----- Dataset rows -----

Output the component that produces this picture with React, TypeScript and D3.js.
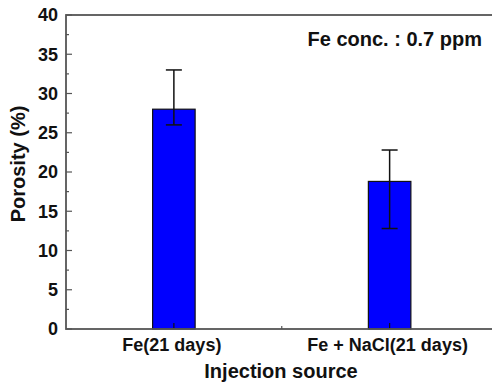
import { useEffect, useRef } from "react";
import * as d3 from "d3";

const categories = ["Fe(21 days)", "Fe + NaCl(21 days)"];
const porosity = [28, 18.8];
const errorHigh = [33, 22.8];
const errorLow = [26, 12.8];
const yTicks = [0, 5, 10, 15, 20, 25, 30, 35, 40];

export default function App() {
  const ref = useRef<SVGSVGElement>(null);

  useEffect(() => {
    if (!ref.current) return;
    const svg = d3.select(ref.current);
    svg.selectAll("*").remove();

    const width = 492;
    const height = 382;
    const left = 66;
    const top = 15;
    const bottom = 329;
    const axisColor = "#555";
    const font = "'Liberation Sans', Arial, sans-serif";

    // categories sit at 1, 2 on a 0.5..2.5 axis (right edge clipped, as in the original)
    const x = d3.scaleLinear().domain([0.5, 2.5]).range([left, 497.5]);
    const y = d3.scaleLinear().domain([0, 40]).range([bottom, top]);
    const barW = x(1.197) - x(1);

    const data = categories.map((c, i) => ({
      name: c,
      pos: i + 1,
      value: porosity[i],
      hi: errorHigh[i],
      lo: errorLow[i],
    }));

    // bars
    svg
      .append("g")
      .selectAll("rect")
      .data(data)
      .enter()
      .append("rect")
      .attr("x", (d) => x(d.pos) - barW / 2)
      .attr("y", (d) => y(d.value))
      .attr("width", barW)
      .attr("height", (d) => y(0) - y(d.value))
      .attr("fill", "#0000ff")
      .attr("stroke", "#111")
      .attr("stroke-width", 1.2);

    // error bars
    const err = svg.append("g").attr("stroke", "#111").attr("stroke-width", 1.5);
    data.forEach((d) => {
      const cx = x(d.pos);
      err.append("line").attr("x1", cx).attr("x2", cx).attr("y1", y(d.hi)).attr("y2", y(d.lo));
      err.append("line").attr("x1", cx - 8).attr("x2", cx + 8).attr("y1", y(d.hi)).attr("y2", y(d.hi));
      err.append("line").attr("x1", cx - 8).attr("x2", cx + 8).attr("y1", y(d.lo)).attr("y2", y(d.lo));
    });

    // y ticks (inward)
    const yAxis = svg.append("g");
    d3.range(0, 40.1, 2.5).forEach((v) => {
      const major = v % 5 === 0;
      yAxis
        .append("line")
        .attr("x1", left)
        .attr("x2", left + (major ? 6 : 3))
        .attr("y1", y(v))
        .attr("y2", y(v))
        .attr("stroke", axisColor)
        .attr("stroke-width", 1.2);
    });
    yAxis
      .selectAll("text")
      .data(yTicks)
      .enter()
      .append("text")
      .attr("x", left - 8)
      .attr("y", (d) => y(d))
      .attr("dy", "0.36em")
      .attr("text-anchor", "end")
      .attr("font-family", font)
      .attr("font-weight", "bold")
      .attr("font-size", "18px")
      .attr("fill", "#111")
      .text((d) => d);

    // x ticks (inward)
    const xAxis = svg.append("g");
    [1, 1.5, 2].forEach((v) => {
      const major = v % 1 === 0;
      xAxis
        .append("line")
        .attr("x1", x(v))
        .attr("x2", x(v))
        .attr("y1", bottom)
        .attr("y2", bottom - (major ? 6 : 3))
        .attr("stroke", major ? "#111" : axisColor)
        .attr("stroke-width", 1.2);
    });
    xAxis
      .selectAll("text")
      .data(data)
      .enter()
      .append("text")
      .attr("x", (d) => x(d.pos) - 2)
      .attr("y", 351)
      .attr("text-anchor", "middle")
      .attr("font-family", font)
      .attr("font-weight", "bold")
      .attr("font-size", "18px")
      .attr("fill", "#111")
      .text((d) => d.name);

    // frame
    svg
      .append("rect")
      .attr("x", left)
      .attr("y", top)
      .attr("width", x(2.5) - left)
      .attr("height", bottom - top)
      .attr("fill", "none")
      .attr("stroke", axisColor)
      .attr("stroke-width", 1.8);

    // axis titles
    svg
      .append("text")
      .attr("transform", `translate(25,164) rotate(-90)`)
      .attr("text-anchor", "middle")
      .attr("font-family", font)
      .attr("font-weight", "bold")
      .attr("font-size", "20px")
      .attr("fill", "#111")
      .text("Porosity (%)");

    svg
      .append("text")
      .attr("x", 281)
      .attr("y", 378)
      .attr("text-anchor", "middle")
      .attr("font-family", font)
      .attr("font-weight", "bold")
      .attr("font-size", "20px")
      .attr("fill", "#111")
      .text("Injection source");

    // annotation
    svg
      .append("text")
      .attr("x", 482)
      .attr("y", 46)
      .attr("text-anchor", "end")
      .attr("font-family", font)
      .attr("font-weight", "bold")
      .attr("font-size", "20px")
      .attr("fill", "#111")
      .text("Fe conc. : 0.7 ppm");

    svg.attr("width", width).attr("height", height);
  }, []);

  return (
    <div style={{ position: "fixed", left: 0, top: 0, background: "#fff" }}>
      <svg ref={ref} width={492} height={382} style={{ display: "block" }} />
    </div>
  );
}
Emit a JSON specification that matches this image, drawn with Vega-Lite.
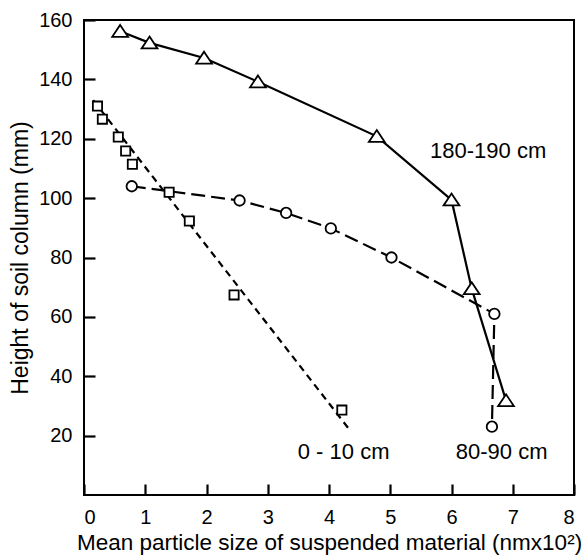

-----

## Set problem
Everything from the first line to the line with "import * as" must be repeated exactly, and nothing else. Leave the pictures out.

## The output
Output the component that produces this picture with React, TypeScript and D3.js.
import { useEffect, useRef } from "react";
import * as d3 from "d3";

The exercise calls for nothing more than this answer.